(Source code of charts)
------------------------------------
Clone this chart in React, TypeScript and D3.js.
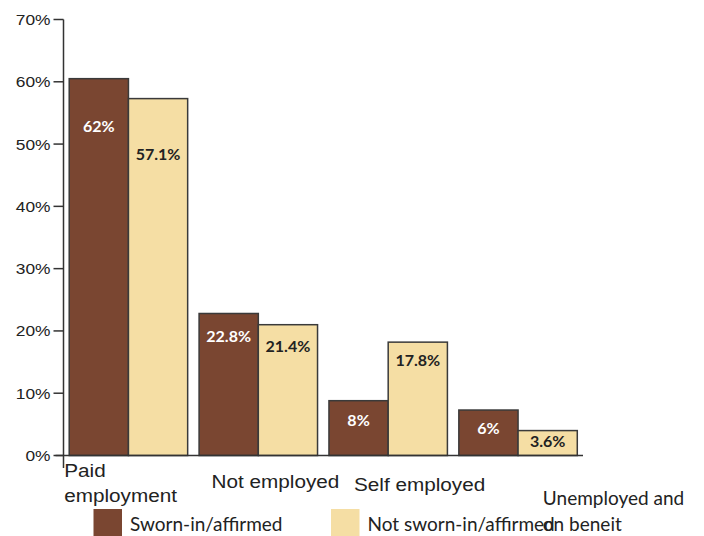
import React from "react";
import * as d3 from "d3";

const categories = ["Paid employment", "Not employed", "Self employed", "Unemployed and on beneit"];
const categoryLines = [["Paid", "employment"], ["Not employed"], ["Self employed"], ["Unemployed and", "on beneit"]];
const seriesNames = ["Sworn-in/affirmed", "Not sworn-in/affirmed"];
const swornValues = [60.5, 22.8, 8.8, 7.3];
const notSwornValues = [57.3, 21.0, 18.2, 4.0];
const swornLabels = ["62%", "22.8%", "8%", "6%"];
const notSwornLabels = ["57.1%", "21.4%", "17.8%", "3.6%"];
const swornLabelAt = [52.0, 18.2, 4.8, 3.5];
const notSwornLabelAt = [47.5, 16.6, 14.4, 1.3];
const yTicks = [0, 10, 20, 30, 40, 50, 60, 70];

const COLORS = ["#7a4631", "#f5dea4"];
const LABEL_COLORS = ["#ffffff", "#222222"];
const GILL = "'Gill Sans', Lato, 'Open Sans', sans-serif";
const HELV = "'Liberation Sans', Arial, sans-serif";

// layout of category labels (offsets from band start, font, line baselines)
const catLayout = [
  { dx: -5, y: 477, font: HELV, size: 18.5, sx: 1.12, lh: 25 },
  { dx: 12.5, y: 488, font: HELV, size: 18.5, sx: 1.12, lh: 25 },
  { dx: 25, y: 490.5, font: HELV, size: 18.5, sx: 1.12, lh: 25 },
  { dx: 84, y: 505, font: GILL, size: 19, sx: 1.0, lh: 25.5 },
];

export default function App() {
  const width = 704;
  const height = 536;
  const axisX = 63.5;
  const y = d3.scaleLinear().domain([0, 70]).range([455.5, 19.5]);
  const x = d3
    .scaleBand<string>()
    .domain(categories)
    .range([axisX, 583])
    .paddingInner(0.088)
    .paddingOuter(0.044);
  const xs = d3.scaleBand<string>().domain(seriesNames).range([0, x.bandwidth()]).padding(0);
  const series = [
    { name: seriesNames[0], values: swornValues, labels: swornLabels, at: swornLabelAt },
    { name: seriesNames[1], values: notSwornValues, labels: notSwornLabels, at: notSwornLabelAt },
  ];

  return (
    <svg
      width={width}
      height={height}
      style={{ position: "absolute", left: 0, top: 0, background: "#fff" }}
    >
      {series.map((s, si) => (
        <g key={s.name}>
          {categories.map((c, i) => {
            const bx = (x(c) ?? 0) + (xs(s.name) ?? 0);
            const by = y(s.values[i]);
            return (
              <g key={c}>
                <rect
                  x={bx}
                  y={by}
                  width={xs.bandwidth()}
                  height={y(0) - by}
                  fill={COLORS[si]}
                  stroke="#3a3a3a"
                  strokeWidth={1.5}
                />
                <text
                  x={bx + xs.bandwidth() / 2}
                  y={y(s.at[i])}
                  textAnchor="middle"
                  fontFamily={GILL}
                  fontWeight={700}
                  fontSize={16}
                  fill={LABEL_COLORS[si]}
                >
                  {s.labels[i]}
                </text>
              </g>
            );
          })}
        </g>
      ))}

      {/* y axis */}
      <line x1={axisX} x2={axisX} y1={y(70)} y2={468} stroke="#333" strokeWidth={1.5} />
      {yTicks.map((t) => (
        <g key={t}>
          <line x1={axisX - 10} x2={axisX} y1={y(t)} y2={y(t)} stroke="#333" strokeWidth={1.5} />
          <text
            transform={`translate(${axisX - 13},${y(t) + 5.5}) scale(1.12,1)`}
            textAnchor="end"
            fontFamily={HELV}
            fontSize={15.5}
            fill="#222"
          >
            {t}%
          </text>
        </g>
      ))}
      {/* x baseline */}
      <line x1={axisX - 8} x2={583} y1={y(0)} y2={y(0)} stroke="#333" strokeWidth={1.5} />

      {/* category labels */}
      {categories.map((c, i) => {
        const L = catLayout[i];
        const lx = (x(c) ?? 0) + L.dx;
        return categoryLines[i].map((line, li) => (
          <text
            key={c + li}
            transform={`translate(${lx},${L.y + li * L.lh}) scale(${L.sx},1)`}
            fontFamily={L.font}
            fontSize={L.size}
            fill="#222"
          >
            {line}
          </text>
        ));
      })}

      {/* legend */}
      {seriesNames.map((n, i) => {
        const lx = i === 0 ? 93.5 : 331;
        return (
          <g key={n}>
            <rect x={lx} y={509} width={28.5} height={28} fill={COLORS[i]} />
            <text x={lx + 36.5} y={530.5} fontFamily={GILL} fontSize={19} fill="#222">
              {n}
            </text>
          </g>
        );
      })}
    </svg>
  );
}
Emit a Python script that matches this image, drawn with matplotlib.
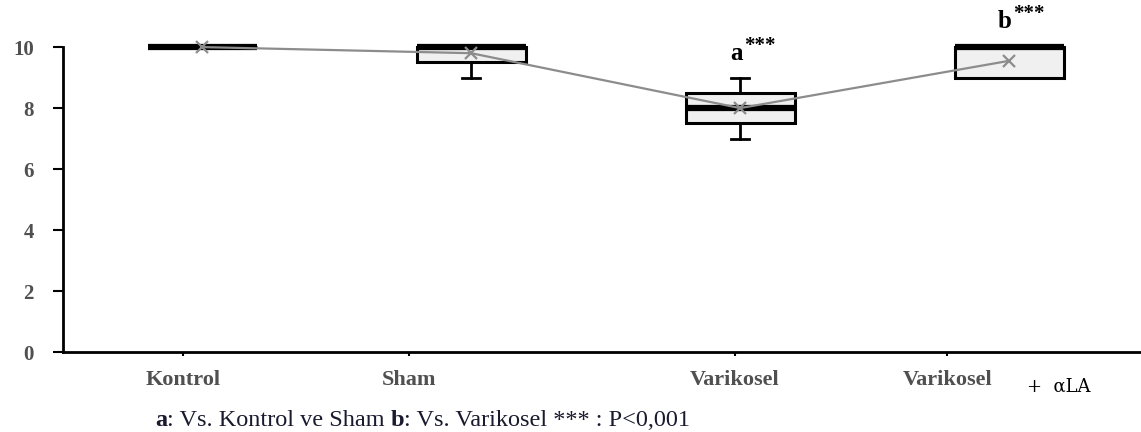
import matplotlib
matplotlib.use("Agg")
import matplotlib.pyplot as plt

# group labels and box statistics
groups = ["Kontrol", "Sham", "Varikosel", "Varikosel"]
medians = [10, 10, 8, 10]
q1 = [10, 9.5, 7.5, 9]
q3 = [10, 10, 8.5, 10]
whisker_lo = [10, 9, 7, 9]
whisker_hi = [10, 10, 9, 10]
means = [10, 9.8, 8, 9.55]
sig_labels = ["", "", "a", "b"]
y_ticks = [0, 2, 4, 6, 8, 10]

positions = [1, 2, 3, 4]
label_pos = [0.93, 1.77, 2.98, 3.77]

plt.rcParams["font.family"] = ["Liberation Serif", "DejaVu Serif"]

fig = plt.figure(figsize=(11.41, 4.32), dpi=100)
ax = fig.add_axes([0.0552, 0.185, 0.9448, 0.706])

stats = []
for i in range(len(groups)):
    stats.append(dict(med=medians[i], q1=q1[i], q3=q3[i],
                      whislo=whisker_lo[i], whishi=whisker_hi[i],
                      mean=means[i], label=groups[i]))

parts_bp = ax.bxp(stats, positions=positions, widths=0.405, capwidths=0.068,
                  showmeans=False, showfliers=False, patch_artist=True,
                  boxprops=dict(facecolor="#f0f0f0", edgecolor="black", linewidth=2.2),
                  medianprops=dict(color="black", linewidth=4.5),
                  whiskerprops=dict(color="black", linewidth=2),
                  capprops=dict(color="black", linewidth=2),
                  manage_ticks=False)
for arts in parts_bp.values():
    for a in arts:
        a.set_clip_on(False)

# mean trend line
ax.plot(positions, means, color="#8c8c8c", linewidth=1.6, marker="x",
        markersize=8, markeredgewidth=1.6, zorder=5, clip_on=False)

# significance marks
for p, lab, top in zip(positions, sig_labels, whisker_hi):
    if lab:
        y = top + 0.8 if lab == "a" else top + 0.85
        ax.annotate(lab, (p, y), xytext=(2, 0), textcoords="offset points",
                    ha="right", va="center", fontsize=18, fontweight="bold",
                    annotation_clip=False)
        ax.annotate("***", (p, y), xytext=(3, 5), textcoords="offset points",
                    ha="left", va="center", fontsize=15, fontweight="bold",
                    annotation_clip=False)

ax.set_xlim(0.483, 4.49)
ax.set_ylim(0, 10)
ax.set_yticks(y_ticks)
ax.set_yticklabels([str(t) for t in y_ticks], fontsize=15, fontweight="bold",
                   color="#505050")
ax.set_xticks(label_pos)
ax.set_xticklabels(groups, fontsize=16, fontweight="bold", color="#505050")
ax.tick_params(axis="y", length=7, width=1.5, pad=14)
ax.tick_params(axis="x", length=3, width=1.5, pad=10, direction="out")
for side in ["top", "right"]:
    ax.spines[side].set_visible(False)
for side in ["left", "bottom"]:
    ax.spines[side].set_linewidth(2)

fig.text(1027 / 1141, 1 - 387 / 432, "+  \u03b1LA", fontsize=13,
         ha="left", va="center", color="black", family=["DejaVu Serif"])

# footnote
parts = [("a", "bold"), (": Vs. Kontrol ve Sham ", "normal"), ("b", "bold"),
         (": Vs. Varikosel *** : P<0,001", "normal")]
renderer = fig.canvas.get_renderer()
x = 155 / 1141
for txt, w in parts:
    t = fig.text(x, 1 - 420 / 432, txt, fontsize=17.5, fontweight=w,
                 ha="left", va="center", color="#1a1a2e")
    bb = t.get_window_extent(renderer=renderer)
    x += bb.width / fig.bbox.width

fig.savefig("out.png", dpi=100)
------------------------------------
**Problem statement:**
Everything above from the line with "Emit a Python" through the line with "mean=means[i], label=groups[i]))" should be retyped exactly, and nothing else; omit pictures.

**Solution for this task:**
Emit a Python script that matches this image, drawn with matplotlib.
import matplotlib
matplotlib.use("Agg")
import matplotlib.pyplot as plt

# group labels and box statistics
groups = ["Kontrol", "Sham", "Varikosel", "Varikosel"]
medians = [10, 10, 8, 10]
q1 = [10, 9.5, 7.5, 9]
q3 = [10, 10, 8.5, 10]
whisker_lo = [10, 9, 7, 9]
whisker_hi = [10, 10, 9, 10]
means = [10, 9.8, 8, 9.55]
sig_labels = ["", "", "a", "b"]
y_ticks = [0, 2, 4, 6, 8, 10]

positions = [1, 2, 3, 4]
label_pos = [0.93, 1.77, 2.98, 3.77]

plt.rcParams["font.family"] = ["Liberation Serif", "DejaVu Serif"]

fig = plt.figure(figsize=(11.41, 4.32), dpi=100)
ax = fig.add_axes([0.0552, 0.185, 0.9448, 0.706])

stats = []
for i in range(len(groups)):
    stats.append(dict(med=medians[i], q1=q1[i], q3=q3[i],
                      whislo=whisker_lo[i], whishi=whisker_hi[i],
                      mean=means[i], label=groups[i]))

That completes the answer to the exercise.